According to Dr. Freedman, the psychologist who conducted the court ordered evaluations, the relationship between Gerald and the respondent father was that of a young child with a stranger or a distant relative.
(5) Gerald is now three years old. He has spent approximately two thirds of his life in foster care. He deserves to leave foster care and to attain permanency in adoption.13
(6) Neither respondent parent have made efforts to adjust their circumstances, conduct or condition to make it in the best interest of Gerald to return him to either respondent parent in the foreseeable future. Respondent mother has made no attempt to have any contact with Gerald since 1999. She contacted DCF in October of 2000, one month prior to the termination trial, but was not available for further follow up. CT Page 14981 She failed to appear at the termination trial.
To his credit, respondent father did complete available prison programs. His continued incarceration makes anything other than prison visits impossible. Other than the monthly visits when DCF brings the child to the prison, respondent father initiates no other contact or offers any other support, emotional or financial, to the child.
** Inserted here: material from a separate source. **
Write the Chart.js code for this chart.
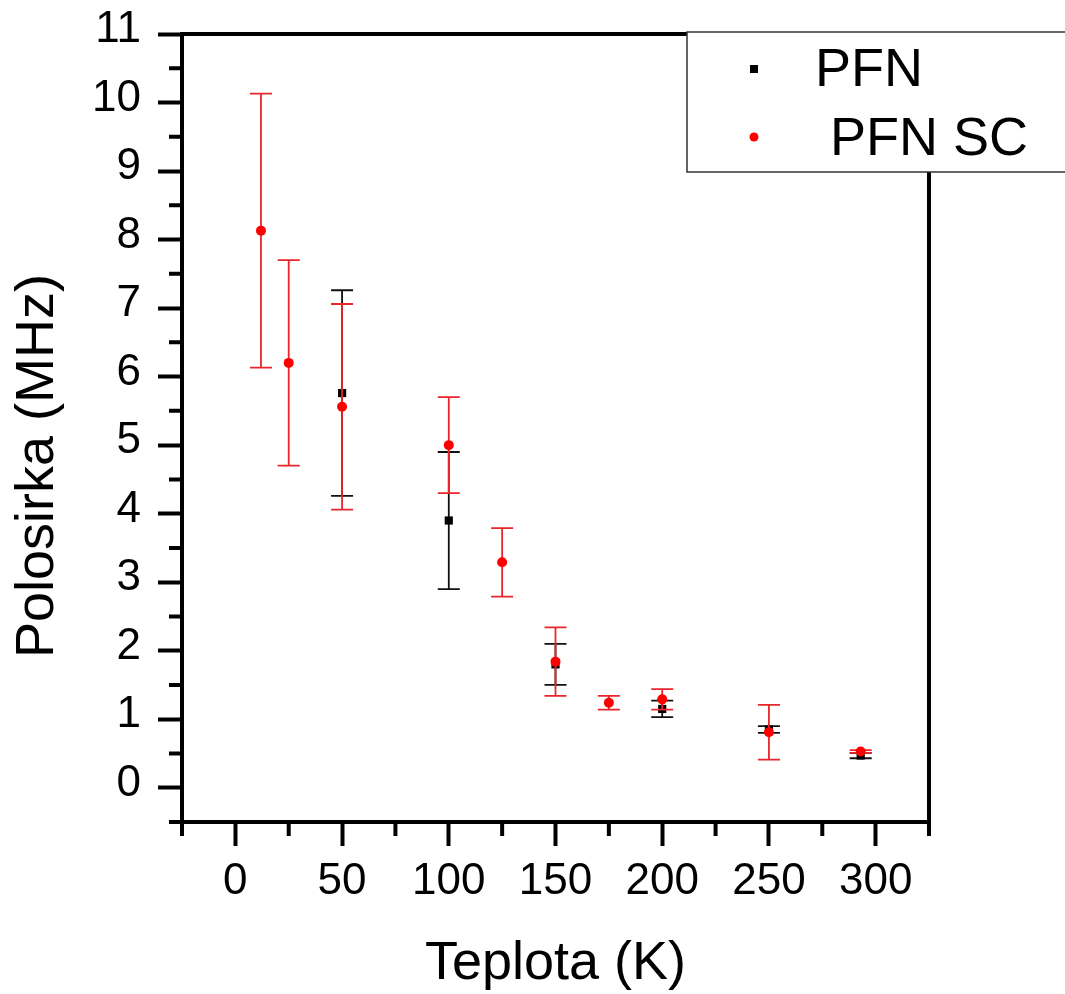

(7) Failure of either respondent parent to successfully reunite with their child is due solely to the choices and behaviors that each of the respondent parents decided to engage in. This court is aware of no individual or agency, or economic restraints that prohibited either respondent parent to reunify with the child.
CONCLUSION
This court finds by clear and convincing evidence that it is in Gerald's best interest to terminate the parental rights of the respondent parents. This conclusion is reached only after considering the child's needs, the length of time he has been in foster care and his need for permanency, which in this case means adoption.
Accordingly, the court hereby grants the termination petitions as to Gerald S. The court orders that the Commissioner of the Department of Children and Families be appointed the statutory parent for Gerald S. A permanency plan shall be filed with the court within thirty days. A review plan will be filed in accordance with state and federal law.